The work calls for a huge orchestra and chorus and is extremely static dramatically and oratorio-like , and the bass role of St. Francis is one of the longest and most difficult in opera .
The outstanding African-America bass Eric owen will portray the saint , but no conductor has been announced. 
It would be great to have Messiaen specialist Kent Nagano to conduct, and he led a superb DG recording which may not be easy to find now , with Jose Van Dam in the title role. Van Dam, who has recently retired at the age of 70, created the title role.
The only problem may be the many rather conservative members of the Met audience, who may find the whole thing a bit too much to swallow . But if the Met does some good advertizing, it might be able to avoid sparse ticket sales .Let's hope for the best !


----------



## ComposerOfAvantGarde (Dec 2, 2011)

If Crudblud was in NYC at the time he would be thrilled.


----------



## Crudblud (Dec 29, 2011)

Yes, Nagano would be a great choice, and I hope they are able to bring him in for the event. Metzmacher also did a fine job in the more recent Pierre Audi production. 

If I have to swim the Atlantic ocean, in 2017 I'll do it. Maybe 2016, I'll need a head start with all that distance to cover.


----------



## Yashin (Jul 22, 2011)

Crudblud said:


> Yes, Nagano would be a great choice, and I hope they are able to bring him in for the event. Metzmacher also did a fine job in the more recent Pierre Audi production.
> 
> If I have to swim the Atlantic ocean, in 2017 I'll do it. Maybe 2016, I'll need a head start with all that distance to cover.


Yes, would love to get hold of the Amsterdam, Pierre Audi DVD of this opera having never heard or seen it before. Seems difficult to track down or it was very expensive.


----------



## Crudblud (Dec 29, 2011)

It has been released on the BBC OpusArte label, they're not Naxos cheap but certainly not as expensive as some *Germany based Universal subsidiaries* I could mention. If you do manage to find a copy it's easily one of the best ways to spend four hours I can think of.

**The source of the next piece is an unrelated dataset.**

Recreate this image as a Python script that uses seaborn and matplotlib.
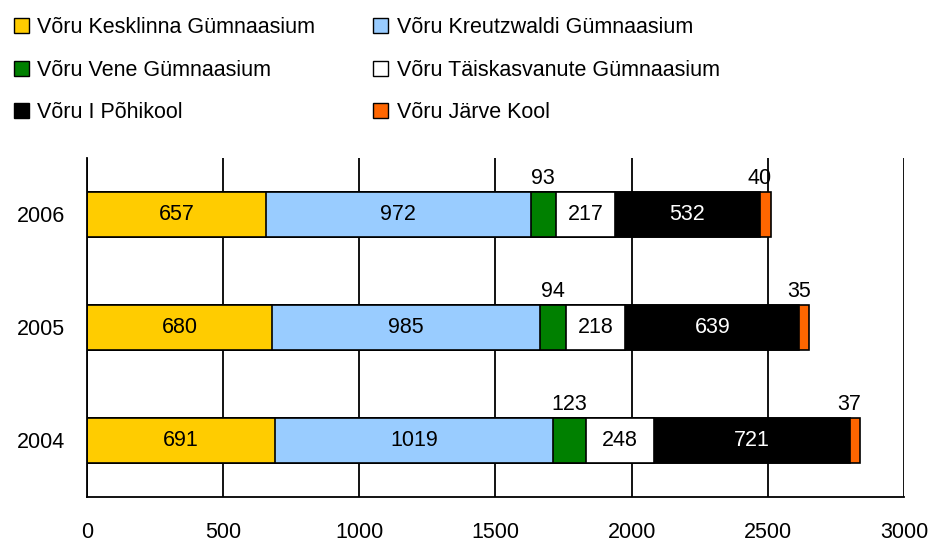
import numpy as np
import pandas as pd
import matplotlib
matplotlib.use('Agg')
import matplotlib.pyplot as plt
from matplotlib.patches import Patch
import seaborn as sns

# Données
years = ['2006', '2005', '2004']
schools = ['Võru Kesklinna Gümnaasium', 'Võru Kreutzwaldi Gümnaasium',
           'Võru Vene Gümnaasium', 'Võru Täiskasvanute Gümnaasium',
           'Võru I Põhikool', 'Võru Järve Kool']
kesklinna = [657, 680, 691]
kreutzwaldi = [972, 985, 1019]
vene = [93, 94, 123]
taiskasvanute = [217, 218, 248]
pohikool = [532, 639, 721]
jarve = [40, 35, 37]
colors = ['#FFCC00', '#99CCFF', '#008000', '#FFFFFF', '#000000', '#FF6600']
x_ticks = [0, 500, 1000, 1500, 2000, 2500, 3000]

values = np.array([kesklinna, kreutzwaldi, vene, taiskasvanute, pohikool, jarve]).T
cum = values.cumsum(axis=1)

sns.set_style('white')
plt.rcParams['font.family'] = ['Liberation Sans', 'DejaVu Sans']
plt.rcParams['text.color'] = 'black'
FS = 15.5

fig = plt.figure(figsize=(9.29, 5.44), dpi=100)
ax = fig.add_axes([0.0937, 0.0864, 0.8793, 0.6232])

# Barres empilées : on dessine les cumuls du plus grand au plus petit
for i in reversed(range(values.shape[1])):
    df = pd.DataFrame({'year': years, 'total': cum[:, i]})
    sns.barplot(data=df, x='total', y='year', order=years, orient='h',
                color=colors[i], saturation=1, edgecolor='black',
                linewidth=1.2, width=0.39, ax=ax)

# Étiquettes des valeurs
for r in range(len(years)):
    for i in range(values.shape[1]):
        v = values[r, i]
        center = cum[r, i] - v / 2
        if i in (2, 5):
            ax.text(center - (20 if i == 5 else 0), r - 0.27, str(v),
                    ha='center', va='baseline', fontsize=FS, color='black')
        else:
            ax.text(center, r, str(v), ha='center', va='center', fontsize=FS,
                    color='white' if i == 4 else 'black')

ax.set_xlim(0, 3000)
ax.set_ylim(2.5, -0.5)
ax.set_xticks(x_ticks)
ax.set_xticklabels([str(t) for t in x_ticks], fontsize=FS)
ax.set_yticks(range(len(years)))
ax.set_yticklabels(years, fontsize=FS)
ax.set_yticks([-0.5, 0.5, 1.5, 2.5], minor=True)
ax.tick_params(axis='y', which='major', length=0, pad=16, labelcolor='black')
ax.tick_params(axis='y', which='minor', length=8, width=1.3, direction='out', color='black')
ax.tick_params(axis='x', length=8, width=1.3, direction='out', color='black',
               pad=10, labelcolor='black')
ax.set_xlabel('')
ax.set_ylabel('')

ax.xaxis.grid(True, color='black', linewidth=1.3)
ax.set_axisbelow(True)
for s in ['top', 'right']:
    ax.spines[s].set_visible(False)
for s in ['left', 'bottom']:
    ax.spines[s].set_color('black')
    ax.spines[s].set_linewidth(1.3)

# Légende (remplissage ligne par ligne)
handles = [Patch(facecolor=c, edgecolor='black', linewidth=1) for c in colors]
order = [0, 2, 4, 1, 3, 5]
fig.legend([handles[k] for k in order], [schools[k] for k in order],
           ncol=2, loc='upper left', bbox_to_anchor=(-0.004, 1.0),
           frameon=False, fontsize=FS, handlelength=0.7, handleheight=0.7,
           handletextpad=0.4, columnspacing=2.7, labelspacing=1.0,
           borderaxespad=0.15, borderpad=0.65)

plt.savefig('out.png', dpi=100)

As for the Met, I wonder if there will be a return to Messiaen's original designs. I don't know if you've seen any clips of the original Paris production, but the video quality is shot to ****. I would be interested in seeing a faithful reproduction of the original costumes and sets of those so that we can have an up to date, if van Dam-less St. François.

On the subject of finding a suitable "replacement" for van Dam, I'd be happy to see Rod Gilfry take on the role again, as he performed wonderfully in the Audi production.


----------



## Operadowney (Apr 4, 2012)

I'm hoping to be living in the States in time to go see this. Sounds great!


----------